> **Problem to work on**: Transcribe the material from its first line onward, ending with the line that contains "minimum width=124pt, minimum" and adding nothing beyond it.

>>>

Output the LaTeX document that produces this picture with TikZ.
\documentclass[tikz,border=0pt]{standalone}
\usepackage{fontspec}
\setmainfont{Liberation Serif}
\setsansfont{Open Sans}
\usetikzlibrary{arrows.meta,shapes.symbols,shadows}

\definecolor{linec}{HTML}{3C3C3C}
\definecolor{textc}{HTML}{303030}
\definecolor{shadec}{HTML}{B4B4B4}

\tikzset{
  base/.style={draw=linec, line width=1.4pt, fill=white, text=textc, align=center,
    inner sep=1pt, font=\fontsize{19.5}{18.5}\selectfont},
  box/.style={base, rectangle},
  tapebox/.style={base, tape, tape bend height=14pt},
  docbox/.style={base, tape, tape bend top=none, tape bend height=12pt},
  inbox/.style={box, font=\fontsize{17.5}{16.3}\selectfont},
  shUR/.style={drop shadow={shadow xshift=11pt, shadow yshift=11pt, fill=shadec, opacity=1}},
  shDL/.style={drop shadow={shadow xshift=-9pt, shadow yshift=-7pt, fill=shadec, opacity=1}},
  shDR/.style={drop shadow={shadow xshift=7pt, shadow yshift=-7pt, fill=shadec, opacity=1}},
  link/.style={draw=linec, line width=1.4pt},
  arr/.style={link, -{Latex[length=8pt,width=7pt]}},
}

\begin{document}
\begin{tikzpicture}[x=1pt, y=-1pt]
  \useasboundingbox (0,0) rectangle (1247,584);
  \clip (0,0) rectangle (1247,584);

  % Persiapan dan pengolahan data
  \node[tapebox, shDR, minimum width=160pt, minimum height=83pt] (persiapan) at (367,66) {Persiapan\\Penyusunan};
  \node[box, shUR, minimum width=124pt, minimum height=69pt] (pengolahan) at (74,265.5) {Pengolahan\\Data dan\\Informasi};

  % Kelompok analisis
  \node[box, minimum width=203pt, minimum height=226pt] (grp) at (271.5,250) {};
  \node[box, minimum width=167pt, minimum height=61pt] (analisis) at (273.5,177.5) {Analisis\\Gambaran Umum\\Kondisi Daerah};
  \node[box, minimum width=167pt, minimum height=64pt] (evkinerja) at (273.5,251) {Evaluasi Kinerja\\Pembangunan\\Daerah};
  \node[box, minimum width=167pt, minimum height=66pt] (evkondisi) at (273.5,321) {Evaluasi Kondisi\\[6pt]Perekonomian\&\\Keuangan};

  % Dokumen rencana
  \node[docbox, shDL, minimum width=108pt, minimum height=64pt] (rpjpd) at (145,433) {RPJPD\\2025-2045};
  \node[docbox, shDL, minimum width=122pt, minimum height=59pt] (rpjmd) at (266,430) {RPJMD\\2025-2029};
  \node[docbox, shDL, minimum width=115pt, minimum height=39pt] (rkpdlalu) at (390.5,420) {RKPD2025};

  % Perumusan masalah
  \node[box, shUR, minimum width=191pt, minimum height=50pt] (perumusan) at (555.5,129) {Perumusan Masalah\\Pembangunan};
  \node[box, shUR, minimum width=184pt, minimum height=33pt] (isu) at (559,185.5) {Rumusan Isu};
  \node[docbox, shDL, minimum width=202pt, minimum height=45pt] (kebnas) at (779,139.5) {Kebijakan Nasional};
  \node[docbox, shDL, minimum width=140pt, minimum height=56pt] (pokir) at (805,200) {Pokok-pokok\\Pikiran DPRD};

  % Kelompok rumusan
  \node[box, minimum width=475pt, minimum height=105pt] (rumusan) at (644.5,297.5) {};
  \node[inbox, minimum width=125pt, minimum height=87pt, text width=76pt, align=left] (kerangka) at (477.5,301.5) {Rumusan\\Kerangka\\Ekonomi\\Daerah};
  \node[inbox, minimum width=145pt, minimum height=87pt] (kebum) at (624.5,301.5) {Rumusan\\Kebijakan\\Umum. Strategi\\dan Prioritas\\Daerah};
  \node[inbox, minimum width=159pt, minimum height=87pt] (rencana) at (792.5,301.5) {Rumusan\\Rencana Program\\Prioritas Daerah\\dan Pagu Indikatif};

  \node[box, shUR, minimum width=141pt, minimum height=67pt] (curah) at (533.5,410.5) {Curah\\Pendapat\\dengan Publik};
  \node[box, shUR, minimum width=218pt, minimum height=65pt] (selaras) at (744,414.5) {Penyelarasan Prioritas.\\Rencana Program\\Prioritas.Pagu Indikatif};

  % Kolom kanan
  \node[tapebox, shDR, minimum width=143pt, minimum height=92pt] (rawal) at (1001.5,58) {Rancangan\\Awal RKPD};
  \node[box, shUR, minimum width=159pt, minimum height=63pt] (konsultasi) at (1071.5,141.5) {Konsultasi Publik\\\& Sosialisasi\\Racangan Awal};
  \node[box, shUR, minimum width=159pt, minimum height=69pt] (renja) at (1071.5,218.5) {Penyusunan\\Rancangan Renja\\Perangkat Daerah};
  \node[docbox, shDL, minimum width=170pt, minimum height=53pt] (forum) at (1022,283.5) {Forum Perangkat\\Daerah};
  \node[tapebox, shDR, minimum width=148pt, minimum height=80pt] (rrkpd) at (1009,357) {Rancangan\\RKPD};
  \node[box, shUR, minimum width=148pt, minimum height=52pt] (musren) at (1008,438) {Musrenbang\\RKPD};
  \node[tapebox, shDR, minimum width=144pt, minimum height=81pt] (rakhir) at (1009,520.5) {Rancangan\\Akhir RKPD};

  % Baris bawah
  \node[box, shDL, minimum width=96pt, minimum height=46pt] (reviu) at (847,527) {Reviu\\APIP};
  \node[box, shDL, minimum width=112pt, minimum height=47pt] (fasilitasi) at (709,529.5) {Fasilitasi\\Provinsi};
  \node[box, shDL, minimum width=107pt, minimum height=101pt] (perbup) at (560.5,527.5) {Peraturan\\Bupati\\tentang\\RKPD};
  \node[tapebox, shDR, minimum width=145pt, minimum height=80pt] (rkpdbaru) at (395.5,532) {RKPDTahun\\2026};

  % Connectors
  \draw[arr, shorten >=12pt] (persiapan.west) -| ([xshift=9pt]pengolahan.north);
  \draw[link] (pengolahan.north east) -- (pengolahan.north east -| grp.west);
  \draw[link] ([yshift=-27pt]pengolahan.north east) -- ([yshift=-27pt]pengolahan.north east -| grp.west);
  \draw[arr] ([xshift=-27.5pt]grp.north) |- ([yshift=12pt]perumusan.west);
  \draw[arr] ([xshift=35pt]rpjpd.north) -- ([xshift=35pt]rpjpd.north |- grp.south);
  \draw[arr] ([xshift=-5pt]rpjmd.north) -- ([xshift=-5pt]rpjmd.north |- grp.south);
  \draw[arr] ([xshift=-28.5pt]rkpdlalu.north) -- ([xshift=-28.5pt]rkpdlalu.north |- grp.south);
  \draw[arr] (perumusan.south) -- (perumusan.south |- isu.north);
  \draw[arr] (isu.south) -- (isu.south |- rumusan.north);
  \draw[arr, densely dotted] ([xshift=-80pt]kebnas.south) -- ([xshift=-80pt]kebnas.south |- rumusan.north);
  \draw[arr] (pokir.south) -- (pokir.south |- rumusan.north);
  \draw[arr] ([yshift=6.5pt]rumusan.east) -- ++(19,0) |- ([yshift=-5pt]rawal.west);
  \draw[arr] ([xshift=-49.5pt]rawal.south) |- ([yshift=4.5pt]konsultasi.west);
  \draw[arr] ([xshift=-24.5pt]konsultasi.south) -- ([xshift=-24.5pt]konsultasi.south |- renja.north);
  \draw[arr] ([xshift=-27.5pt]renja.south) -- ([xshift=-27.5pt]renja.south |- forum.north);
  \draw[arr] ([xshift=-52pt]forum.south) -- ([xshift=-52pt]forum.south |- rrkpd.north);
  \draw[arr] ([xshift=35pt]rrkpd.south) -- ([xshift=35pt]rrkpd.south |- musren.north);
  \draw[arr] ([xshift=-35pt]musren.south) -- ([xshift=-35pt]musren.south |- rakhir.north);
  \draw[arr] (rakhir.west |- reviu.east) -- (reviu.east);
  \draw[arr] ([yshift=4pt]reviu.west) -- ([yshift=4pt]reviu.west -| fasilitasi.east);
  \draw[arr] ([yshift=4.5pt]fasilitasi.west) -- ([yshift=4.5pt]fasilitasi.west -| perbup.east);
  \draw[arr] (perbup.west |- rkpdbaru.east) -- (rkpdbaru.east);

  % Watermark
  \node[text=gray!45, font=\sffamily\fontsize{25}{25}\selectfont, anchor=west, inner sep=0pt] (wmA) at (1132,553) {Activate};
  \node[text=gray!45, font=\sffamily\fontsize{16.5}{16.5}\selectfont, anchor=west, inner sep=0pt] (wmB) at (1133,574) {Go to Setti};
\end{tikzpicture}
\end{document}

<<<

> **Result of the exercise**:
Output the LaTeX document that produces this picture with TikZ.
\documentclass[tikz,border=0pt]{standalone}
\usepackage{fontspec}
\setmainfont{Liberation Serif}
\setsansfont{Open Sans}
\usetikzlibrary{arrows.meta,shapes.symbols,shadows}

\definecolor{linec}{HTML}{3C3C3C}
\definecolor{textc}{HTML}{303030}
\definecolor{shadec}{HTML}{B4B4B4}

\tikzset{
  base/.style={draw=linec, line width=1.4pt, fill=white, text=textc, align=center,
    inner sep=1pt, font=\fontsize{19.5}{18.5}\selectfont},
  box/.style={base, rectangle},
  tapebox/.style={base, tape, tape bend height=14pt},
  docbox/.style={base, tape, tape bend top=none, tape bend height=12pt},
  inbox/.style={box, font=\fontsize{17.5}{16.3}\selectfont},
  shUR/.style={drop shadow={shadow xshift=11pt, shadow yshift=11pt, fill=shadec, opacity=1}},
  shDL/.style={drop shadow={shadow xshift=-9pt, shadow yshift=-7pt, fill=shadec, opacity=1}},
  shDR/.style={drop shadow={shadow xshift=7pt, shadow yshift=-7pt, fill=shadec, opacity=1}},
  link/.style={draw=linec, line width=1.4pt},
  arr/.style={link, -{Latex[length=8pt,width=7pt]}},
}

\begin{document}
\begin{tikzpicture}[x=1pt, y=-1pt]
  \useasboundingbox (0,0) rectangle (1247,584);
  \clip (0,0) rectangle (1247,584);

  % Persiapan dan pengolahan data
  \node[tapebox, shDR, minimum width=160pt, minimum height=83pt] (persiapan) at (367,66) {Persiapan\\Penyusunan};
  \node[box, shUR, minimum width=124pt, minimum height=69pt] (pengolahan) at (74,265.5) {Pengolahan\\Data dan\\Informasi};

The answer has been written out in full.